The positions include seats on the President's Council on Jobs and Competitiveness, which advises him on economic policy, the Holocaust Memorial Council, the White House Council on Community Solutions and the largely ceremonial Kennedy Center board.
Mark Gallogy, co-founder of investment firm Centerbridge Partners, Penny Prtizker, president and CEO of Pritzker Realty Group, and Robert Wolf, chairman of UBS Americas, who all sit on the Jobs Council, have raised as much as $2.7 million for Obama in 2008 and 2012 combined, according to estimates provided by the Obama campaign.
Since 2009, more than 250 bundlers received invitations to state dinners, policy briefings and other special White House events open only to exclusive crowds, the Center found. At least 30 Obama bundlers have ties to companies that benefit from lucrative government contracts.

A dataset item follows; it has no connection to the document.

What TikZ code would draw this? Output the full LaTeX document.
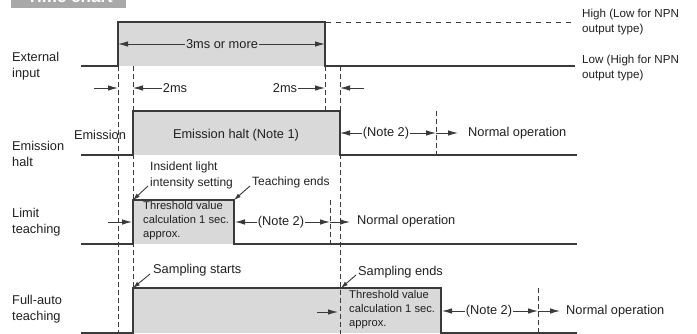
\documentclass[tikz,border=0pt]{standalone}
\usepackage{fontspec}
\setmainfont{Liberation Sans}
\usetikzlibrary{arrows.meta,positioning}
\definecolor{inkline}{HTML}{3A3A3A}
\definecolor{inktext}{HTML}{231F20}
\definecolor{haltfill}{HTML}{D9D9D9}
\definecolor{titlegray}{HTML}{A8A8A8}
\tikzset{
  wave/.style={draw=inkline, line width=1.2pt, line join=miter},
  timemark/.style={draw=inkline, line width=0.9pt, dash pattern=on 5pt off 3pt},
  dimarrow/.style={-{Latex[length=10pt,width=5.5pt]}, draw=inkline, line width=0.9pt},
  pointer/.style={-{Latex[length=7pt,width=4.5pt]}, draw=inkline, line width=0.9pt},
  rowlabel/.style={font=\fontsize{12.8}{16}\selectfont, text=inktext, align=left, anchor=west, inner sep=0pt},
  bodytext/.style={font=\fontsize{12.8}{16}\selectfont, text=inktext, inner sep=0.8pt},
  smalltext/.style={font=\fontsize{11.2}{14}\selectfont, text=inktext, align=left, anchor=west, inner sep=0pt},
  calloutext/.style={font=\fontsize{12}{16}\selectfont, text=inktext, align=left, anchor=west, inner sep=0pt},
}
\begin{document}
\begin{tikzpicture}[x=1pt, y=-1pt]
  \useasboundingbox (0,0) rectangle (697,334);
  % title tab, cut by the top edge
  \fill[titlegray] (11,-24) rectangle (126,8);
  \node[font=\fontsize{17}{20}\bfseries, text=white, anchor=base, inner sep=0pt] (title) at (70,3) {Time chart};

  % grey levels
  \fill[haltfill] (118,22) rectangle (325,66);
  \fill[haltfill] (133,111) rectangle (340,155);
  \fill[haltfill] (133,200) rectangle (234,244);
  \fill[haltfill] (133,288) rectangle (441,333);

  % timing marks
  \foreach \x/\ya/\yb in {118/66/334, 133/66/334, 325/66/111, 340/66/334, 436/111/155, 330/200/244, 538/288/333}
    \draw[timemark] (\x,\ya) -- (\x,\yb);

  % waveforms
  \draw[wave] (81,66) -- (118,66) -- (118,22) -- (325,22) -- (325,66) -- (575,66);
  \draw[draw=inkline, line width=0.9pt, dash pattern=on 5pt off 5pt] (326,22) -- (575,22);
  \draw[wave] (81,155) -- (133,155) -- (133,111) -- (340,111) -- (340,155) -- (577,155);
  \draw[wave] (81,244) -- (133,244) -- (133,200) -- (234,200) -- (234,244) -- (577,244);
  \draw[wave] (81,333) -- (133,333) -- (133,288) -- (441,288) -- (441,333) -- (577,333);

  % row labels
  \node[rowlabel] (extin) at (12,66) {External\\input};
  \node[rowlabel] (emhalt) at (12,154) {Emission\\halt};
  \node[rowlabel] (limteach) at (12,222) {Limit\\teaching};
  \node[rowlabel] (fullteach) at (12,309) {Full-auto\\teaching};
  \node[smalltext, font=\fontsize{11.6}{15}\selectfont] (highlvl) at (582,22) {High (Low for NPN\\output type)};
  \node[smalltext, font=\fontsize{11.6}{15}\selectfont] (lowlvl) at (582,68) {Low (High for NPN\\output type)};

  % external input
  \coordinate (inA) at (118,44);
  \coordinate (inB) at (325,44);
  \node[bodytext] (threems) at (222,44) {3ms or more};
  \draw[dimarrow] (threems) -- (inA);
  \draw[dimarrow] (threems) -- (inB);
  \coordinate (dA0) at (94,88);
  \coordinate (dA1) at (118,88);
  \coordinate (dB1) at (133,88);
  \coordinate (dC1) at (325,88);
  \coordinate (dD0) at (364,88);
  \coordinate (dD1) at (340,88);
  \node[bodytext] (twomsL) at (175,88) {2ms};
  \node[bodytext] (twomsR) at (285,88) {2ms};
  \draw[dimarrow] (dA0) -- (dA1);
  \draw[dimarrow] (twomsL) -- (dB1);
  \draw[dimarrow] (twomsR) -- (dC1);
  \draw[dimarrow] (dD0) -- (dD1);

  % emission halt
  \node[bodytext] (emis) at (100,135) {Emission};
  \node[bodytext] (emnote) at (236,135) {Emission halt (Note 1)};
  \coordinate (emA) at (340,133);
  \coordinate (emB) at (436,133);
  \coordinate (emC) at (458,133);
  \node[bodytext] (emwait) at (386,133) {(Note 2)};
  \draw[dimarrow] (emwait) -- (emA);
  \draw[dimarrow] (emwait) -- (emB);
  \draw[dimarrow] (emB) -- (emC);
  \node[bodytext, anchor=west, inner sep=0pt] (emnorm) at (468,133) {Normal operation};

  % limit teaching
  \coordinate (ltA) at (133,200);
  \coordinate (ltB) at (234,200);
  \coordinate (ltin0) at (108,222);
  \coordinate (ltin1) at (132,222);
  \draw[dimarrow] (ltin0) -- (ltin1);
  \node[smalltext] (ltcalc) at (143,221) {Threshold value\\calculation 1 sec.\\approx.};
  \node[calloutext] (insident) at (150,175) {Insident light\\intensity setting};
  \node[calloutext] (tchend) at (252,182) {Teaching ends};
  \coordinate (insptr) at (148,186);
  \coordinate (tchptr) at (250,186);
  \draw[pointer] (insptr) -- (ltA);
  \draw[pointer] (tchptr) -- (ltB);
  \coordinate (ltC) at (235,222);
  \coordinate (ltD) at (330,222);
  \coordinate (ltE) at (350,222);
  \node[bodytext] (ltwait) at (281,222) {(Note 2)};
  \draw[dimarrow] (ltwait) -- (ltC);
  \draw[dimarrow] (ltwait) -- (ltD);
  \draw[dimarrow] (ltD) -- (ltE);
  \node[bodytext, anchor=west, inner sep=0pt] (ltnorm) at (357,221) {Normal operation};

  % full-auto teaching
  \coordinate (faA) at (133,288);
  \coordinate (faB) at (341,288);
  \node[calloutext, font=\fontsize{12.8}{16}\selectfont] (sampst) at (153,270) {Sampling starts};
  \node[calloutext, font=\fontsize{12.8}{16}\selectfont] (sampend) at (358,272) {Sampling ends};
  \coordinate (stptr) at (150,274);
  \coordinate (endptr) at (356,275);
  \draw[pointer] (stptr) -- (faA);
  \draw[pointer] (endptr) -- (faB);
  \coordinate (fain0) at (317,312);
  \coordinate (fain1) at (338,312);
  \draw[dimarrow] (fain0) -- (fain1);
  \node[smalltext] (facalc) at (349,310) {Threshold value\\calculation 1 sec.\\approx.};
  \coordinate (faC) at (442,311);
  \coordinate (faD) at (538,311);
  \coordinate (faE) at (560,311);
  \node[bodytext] (fawait) at (489,311) {(Note 2)};
  \draw[dimarrow] (fawait) -- (faC);
  \draw[dimarrow] (fawait) -- (faD);
  \draw[dimarrow] (faD) -- (faE);
  \node[bodytext, anchor=west, inner sep=0pt] (fanorm) at (566,311) {Normal operation};
\end{tikzpicture}
\end{document}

While doling out perks for campaign donors is not unprecedented, the practice has continued in spite of Obama's 2007 pledge to change the way business is done in Washington, D.C.
"The cynics, the lobbyists, the special interests who've turned our government into a game, only they can afford to play," said then-Sen. Obama in his February 2007 announcement speech. "They get the access while you get to write a letter. … The time for that kind of politics is over."
In June, CPI reported that 184 of 556 Obama bundlers from the 2008 presidential campaign had joined the administration in some role, with nearly 80 percent of the biggest-dollar bundlers (those netting $500,000 or more) receiving "key administration posts."
White House spokesman Eric Schultz defended the access and roles provided to campaign donors, insisting they had been extended based on merit, not cash.
"The people in these posts have sterling academic credentials, years of public service and private sector experience that make them eminently qualified for the positions to which they were appointed," Schultz wrote in an email. "Being a donor does not get you a job in this administration, nor does it preclude you from getting one."
The Obama campaign also noted that it was the only campaign to voluntarily release the names of all its bundlers and estimates of how much cash they'd raised. No Republican presidential candidate had done the same, breaking with a precedent set by George W. Bush and continued by John McCain.